Statistical Annotations: geomBracket() and geomBracketDodge()¶
geomBracket() is a general-purpose layer for annotating ranges. It is particularly effective for adding significance bars (p-values) to categorical plots.
geomBracketDodge() is a specialized layer designed for annotating ranges between dodged positions (usually dodged groups within a category).
Note:
geomBracket()does not compute statistics internally. It is a visualization tool that renders the results of your analysis. In this demo, we use the Mann–Whitney U test to calculate p-values before passing them to the plot.
%useLatestDescriptors
%use dataframe
%use lets-plot
LetsPlot.getInfo()
// In the examples below, we will use the Mann–Whitney U test to calculate p-values
// Mann-Whitney U test (two-sided) matching scipy.stats.mannwhitneyu defaults:
// - average-rank tie handling
// - tie correction in variance
// - continuity correction in z-score
fun mannWhitneyPValue(x: List<Double>, y: List<Double>): Double {
val nx = x.size
val ny = y.size
val n = nx + ny
val combined = (x.map { it to 0 } + y.map { it to 1 }).sortedBy { it.first }
// Assign average ranks and accumulate tie correction term T = Σ(t³ - t)

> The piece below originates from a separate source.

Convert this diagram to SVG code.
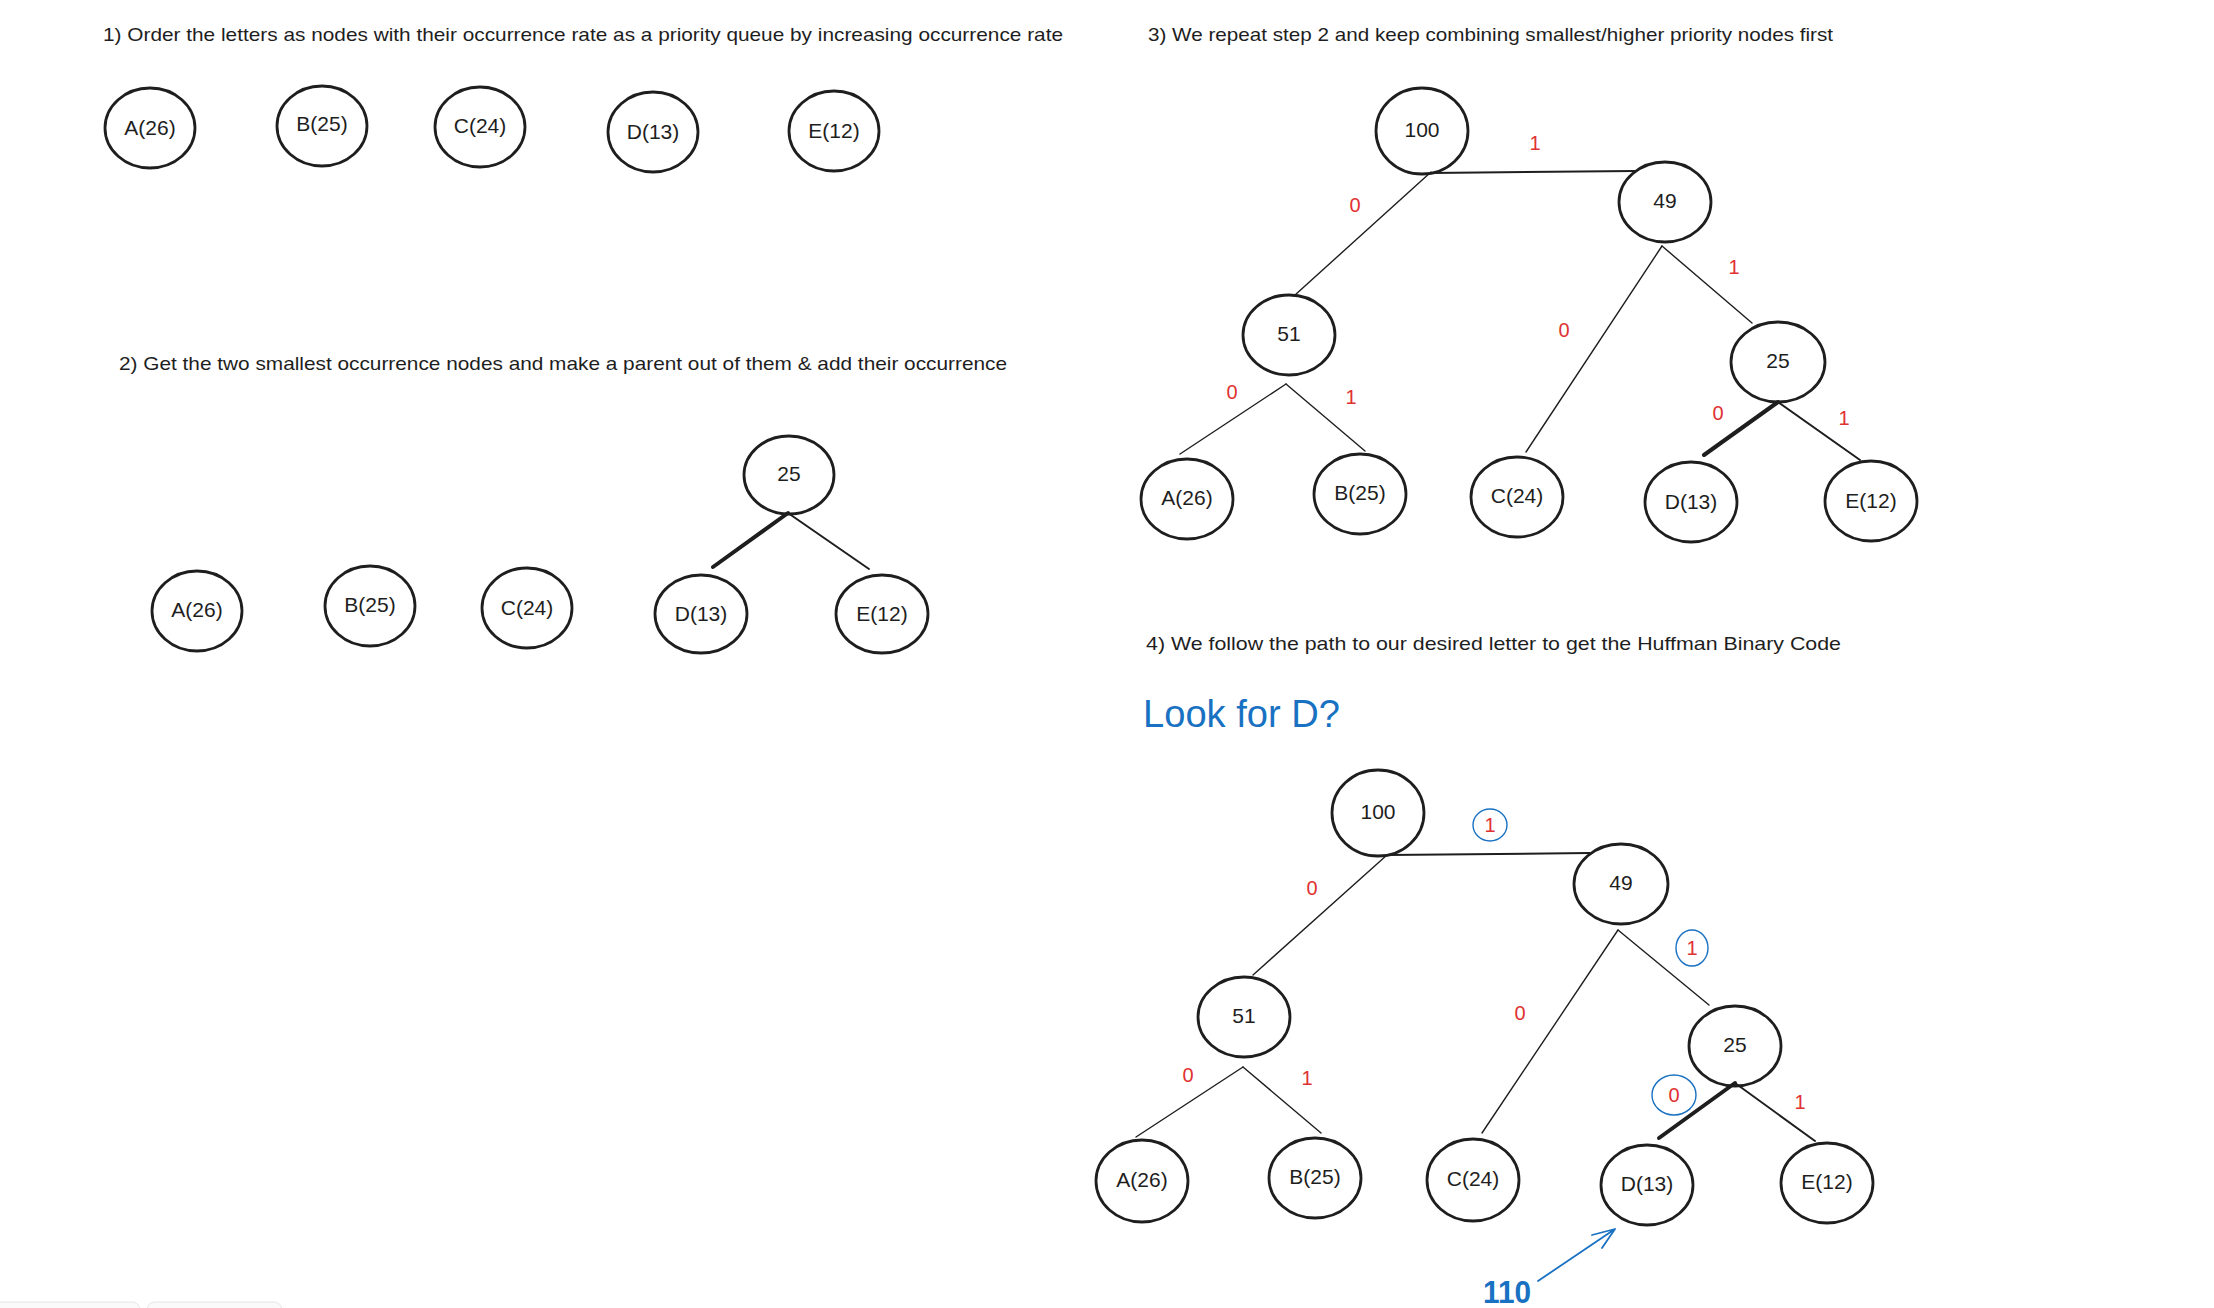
<svg xmlns="http://www.w3.org/2000/svg" width="2214" height="1308" viewBox="0 0 2214 1308">
<style>
.n{fill:none;stroke:#1e1e1e;stroke-width:2.8}
.t{font-family:"Liberation Sans","DejaVu Sans",sans-serif;font-size:21px;fill:#1e1e1e;text-anchor:middle}
.h{font-family:"Liberation Sans","DejaVu Sans",sans-serif;font-size:19px;fill:#1e1e1e}
.e{stroke:#1e1e1e;stroke-width:1.4;fill:none;stroke-linecap:round}
.k{stroke:#1e1e1e;stroke-width:4;fill:none;stroke-linecap:round}
.m{stroke:#1e1e1e;stroke-width:2;fill:none;stroke-linecap:round}
.r{font-family:"Liberation Sans","DejaVu Sans",sans-serif;font-size:20px;fill:#e03131;text-anchor:middle}
.b{fill:none;stroke:#1971c2;stroke-width:1.4}
.bl{fill:#1971c2;font-family:"Liberation Sans","DejaVu Sans",sans-serif}
</style>
<rect width="2214" height="1308" fill="#ffffff"/>
<g id="ui">
<rect x="-10" y="1302" width="150" height="20" rx="8" fill="#fafafa" stroke="#e6e6e6"/>
<rect x="147" y="1302" width="135" height="20" rx="8" fill="#fafafa" stroke="#e6e6e6"/>
</g>
<g id="titles">
<text class="h" x="103" y="41" textLength="960" lengthAdjust="spacingAndGlyphs">1) Order the letters as nodes with their occurrence rate as a priority queue by increasing occurrence rate</text>
<text class="h" x="119" y="370" textLength="888" lengthAdjust="spacingAndGlyphs">2) Get the two smallest occurrence nodes and make a parent out of them &amp; add their occurrence</text>
<text class="h" x="1148" y="41" textLength="685" lengthAdjust="spacingAndGlyphs">3) We repeat step 2 and keep combining smallest/higher priority nodes first</text>
<text class="h" x="1146" y="650" textLength="695" lengthAdjust="spacingAndGlyphs">4) We follow the path to our desired letter to get the Huffman Binary Code</text>
<text class="bl" x="1143" y="727" font-size="38" textLength="197" lengthAdjust="spacingAndGlyphs">Look for D?</text>
</g>
<g id="connectors">
<line class="k" x1="788" y1="513" x2="713" y2="567"/>
<line class="m" x1="788" y1="513" x2="869" y2="569"/>
<line class="m" x1="1431" y1="173" x2="1635" y2="171"/>
<line class="e" x1="1431" y1="172" x2="1295" y2="295"/>
<line class="e" x1="1662" y1="246" x2="1526" y2="452"/>
<line class="e" x1="1662" y1="246" x2="1752" y2="323"/>
<line class="e" x1="1286" y1="384" x2="1180" y2="454"/>
<line class="e" x1="1286" y1="384" x2="1365" y2="451"/>
<line class="k" x1="1778" y1="402" x2="1704" y2="455"/>
<line class="m" x1="1778" y1="402" x2="1860" y2="460"/>
<line class="m" x1="1387" y1="855" x2="1590" y2="853"/>
<line class="e" x1="1387" y1="855" x2="1253" y2="975"/>
<line class="e" x1="1618" y1="930" x2="1482" y2="1133"/>
<line class="e" x1="1618" y1="930" x2="1709" y2="1005"/>
<line class="e" x1="1243" y1="1067" x2="1136" y2="1137"/>
<line class="e" x1="1243" y1="1067" x2="1321" y2="1133"/>
<line class="k" x1="1735" y1="1083" x2="1659" y2="1138"/>
<line class="m" x1="1735" y1="1083" x2="1815" y2="1141"/>
<path d="M1538 1281 L1615 1229 M1592 1235 L1615 1229 L1602 1248" fill="none" stroke="#1971c2" stroke-width="1.8" stroke-linecap="round" stroke-linejoin="round"/>
</g>
<g id="labels">
<text class="r" x="1535" y="150">1</text>
<text class="r" x="1355" y="212">0</text>
<text class="r" x="1734" y="274">1</text>
<text class="r" x="1232" y="399">0</text>
<text class="r" x="1351" y="404">1</text>
<text class="r" x="1564" y="337">0</text>
<text class="r" x="1718" y="420">0</text>
<text class="r" x="1844" y="425">1</text>
<ellipse class="b" cx="1490" cy="825" rx="17" ry="16"/>
<text class="r" x="1490" y="832">1</text>
<text class="r" x="1312" y="895">0</text>
<ellipse class="b" cx="1692" cy="948" rx="16" ry="18"/>
<text class="r" x="1692" y="955">1</text>
<text class="r" x="1188" y="1082">0</text>
<text class="r" x="1307" y="1085">1</text>
<text class="r" x="1520" y="1020">0</text>
<ellipse class="b" cx="1674" cy="1095" rx="22" ry="20"/>
<text class="r" x="1674" y="1102">0</text>
<text class="r" x="1800" y="1109">1</text>
<text class="bl" x="1483" y="1303" font-size="32" font-weight="bold" textLength="48" lengthAdjust="spacingAndGlyphs">110</text>
</g>
<g id="step1">
<g id="s1-A"><ellipse class="n" cx="150" cy="128" rx="45" ry="40"/><text class="t" x="150" y="135">A(26)</text></g>
<g id="s1-B"><ellipse class="n" cx="322" cy="126" rx="45" ry="40"/><text class="t" x="322" y="131">B(25)</text></g>
<g id="s1-C"><ellipse class="n" cx="480" cy="127" rx="45" ry="40"/><text class="t" x="480" y="133">C(24)</text></g>
<g id="s1-D"><ellipse class="n" cx="653" cy="132" rx="45" ry="40"/><text class="t" x="653" y="139">D(13)</text></g>
<g id="s1-E"><ellipse class="n" cx="834" cy="131" rx="45" ry="40"/><text class="t" x="834" y="138">E(12)</text></g>
</g>
<g id="step2">
<g id="s2-25"><ellipse class="n" cx="789" cy="475" rx="45" ry="39"/><text class="t" x="789" y="481">25</text></g>
<g id="s2-A"><ellipse class="n" cx="197" cy="611" rx="45" ry="40"/><text class="t" x="197" y="617">A(26)</text></g>
<g id="s2-B"><ellipse class="n" cx="370" cy="606" rx="45" ry="40"/><text class="t" x="370" y="612">B(25)</text></g>
<g id="s2-C"><ellipse class="n" cx="527" cy="608" rx="45" ry="40"/><text class="t" x="527" y="615">C(24)</text></g>
<g id="s2-D"><ellipse class="n" cx="701" cy="614" rx="46" ry="39"/><text class="t" x="701" y="621">D(13)</text></g>
<g id="s2-E"><ellipse class="n" cx="882" cy="614" rx="46" ry="39"/><text class="t" x="882" y="621">E(12)</text></g>
</g>
<g id="step3">
<g id="s3-100"><ellipse class="n" cx="1422" cy="131" rx="46" ry="43"/><text class="t" x="1422" y="137">100</text></g>
<g id="s3-49"><ellipse class="n" cx="1665" cy="202" rx="46" ry="40"/><text class="t" x="1665" y="208">49</text></g>
<g id="s3-51"><ellipse class="n" cx="1289" cy="335" rx="46" ry="40"/><text class="t" x="1289" y="341">51</text></g>
<g id="s3-25"><ellipse class="n" cx="1778" cy="362" rx="47" ry="40"/><text class="t" x="1778" y="368">25</text></g>
<g id="s3-A"><ellipse class="n" cx="1187" cy="499" rx="46" ry="40"/><text class="t" x="1187" y="505">A(26)</text></g>
<g id="s3-B"><ellipse class="n" cx="1360" cy="494" rx="46" ry="40"/><text class="t" x="1360" y="500">B(25)</text></g>
<g id="s3-C"><ellipse class="n" cx="1517" cy="497" rx="46" ry="40"/><text class="t" x="1517" y="503">C(24)</text></g>
<g id="s3-D"><ellipse class="n" cx="1691" cy="502" rx="46" ry="40"/><text class="t" x="1691" y="509">D(13)</text></g>
<g id="s3-E"><ellipse class="n" cx="1871" cy="501" rx="46" ry="40"/><text class="t" x="1871" y="508">E(12)</text></g>
</g>
<g id="step4">
<g id="s4-100"><ellipse class="n" cx="1378" cy="813" rx="46" ry="43"/><text class="t" x="1378" y="819">100</text></g>
<g id="s4-49"><ellipse class="n" cx="1621" cy="884" rx="47" ry="40"/><text class="t" x="1621" y="890">49</text></g>
<g id="s4-51"><ellipse class="n" cx="1244" cy="1017" rx="46" ry="40"/><text class="t" x="1244" y="1023">51</text></g>
<g id="s4-25"><ellipse class="n" cx="1735" cy="1046" rx="46" ry="40"/><text class="t" x="1735" y="1052">25</text></g>
<g id="s4-A"><ellipse class="n" cx="1142" cy="1181" rx="46" ry="41"/><text class="t" x="1142" y="1187">A(26)</text></g>
<g id="s4-B"><ellipse class="n" cx="1315" cy="1178" rx="46" ry="40"/><text class="t" x="1315" y="1184">B(25)</text></g>
<g id="s4-C"><ellipse class="n" cx="1473" cy="1180" rx="46" ry="41"/><text class="t" x="1473" y="1186">C(24)</text></g>
<g id="s4-D"><ellipse class="n" cx="1647" cy="1185" rx="46" ry="40"/><text class="t" x="1647" y="1191">D(13)</text></g>
<g id="s4-E"><ellipse class="n" cx="1827" cy="1183" rx="46" ry="40"/><text class="t" x="1827" y="1189">E(12)</text></g>
</g>
</svg>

val ranks = DoubleArray(n)
var tieCorrection = 0.0
var i = 0
while (i < n) {
var j = i
while (j < n - 1 && combined[j].first == combined[j + 1].first) j++
val avgRank = (i + j + 2).toDouble() / 2.0 // 1-based
for (k in i..j) ranks[k] = avgRank
val t = (j - i + 1).toDouble()
tieCorrection += t * t * t - t
i = j + 1
}
val r1 = combined.indices.filter { combined[it].second == 0 }.sumOf { ranks[it] }
val u1 = r1 - nx.toLong() * (nx + 1) / 2.0
val mean = nx.toDouble() * ny / 2.0
// Variance with tie correction (matches scipy formula)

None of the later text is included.